Some councils provided financial donations to adult and teen mental health organizations. Mental health issues were presented through pamphlets, presentations, speakers and activities to promote mental wellness. Members were encouraged to obtain the flu shot, shingles vaccine and the pneumonia vaccine. One council held a demonstration on how to use a defibrillator.
12 Hours of Prayer for Palliative Care was held by councils with one provincial council reporting 82% participation. Members participated in masses, prayer vigils, speakers, living rosaries and adoration, and some participated by praying at home. Brochures were supplied, neighbouring churches were invited, free-will offerings taken for local hospices, prayer blankets were donated, prayer discussions and a time for fellowship and refreshments were available. Nova Scotia Provincial Council reported, “Many councils feel that palliative is a very important cause and want to ensure that the increased awareness and focus remains and is not diminished,” echoing comments from other provincial councils. Those who wished to share personal experiences of palliative care were welcomed and supported.
Many councils participated in Earth Day. Across the board, members reported doing their part to minimize the environmental footprint by recycling, using green bins, reducing use of Styrofoam cups, plates and plastic stir sticks, reducing paper use, eliminating plastic water bottles, participating in roadside/community clean ups, providing alternatives to plastic bags, using glass dishes at meetings, eliminating use of plastic straws and halving the number of weekly garbage bags used. Councils observed Earth Hour and one invited the parish to participate. Some councils saved recyclables and donated proceeds to community charitable organizations and developing countries. Other initiatives included engaging in the Canadian Conference of Catholic Bishops’ statement on the right to safe drinking water, purchasing recycling containers for the parish, attending a Ukrainian ecumenical prayer and song service for environmental protection, saving milk bags for their confirmation class who makes mats for the less fortunate to sleep on and sharing environmental tips on a regular basis.
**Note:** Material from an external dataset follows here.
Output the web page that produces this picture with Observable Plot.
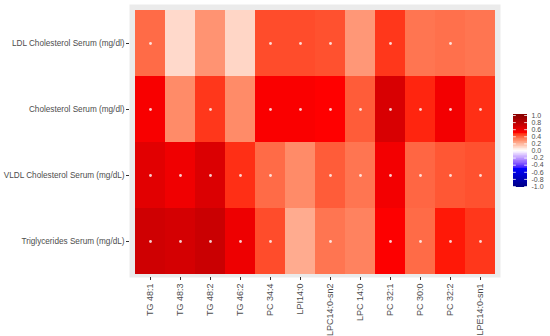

Councils expressed concerns on the effects of climate change.
Several councils reported taking action on Resolution 2018.02 Setting a Standard for Products Marketed as ‘Flushable’ by writing letters, arranging for guest speakers, providing monetary donations and attending seminars on the topic.
There remained a need for members to become more knowledgeable regarding advantages and disadvantages of technological developments in respect to the teachings of the Catholic church. Sixteen councils reported subscribing to the Canadian Catholic Bioethics Institute newsletter.
It is clear most councils were dedicated to providing information and taking action on issues under the education and health standing committee. It is important to be well informed, continue to write letters addressing the issues and continue to provide ongoing educational opportunities to enhance knowledge in education, literacy, health and wellness, environment and continue to monitor genetic advances pertaining to Catholic teachings.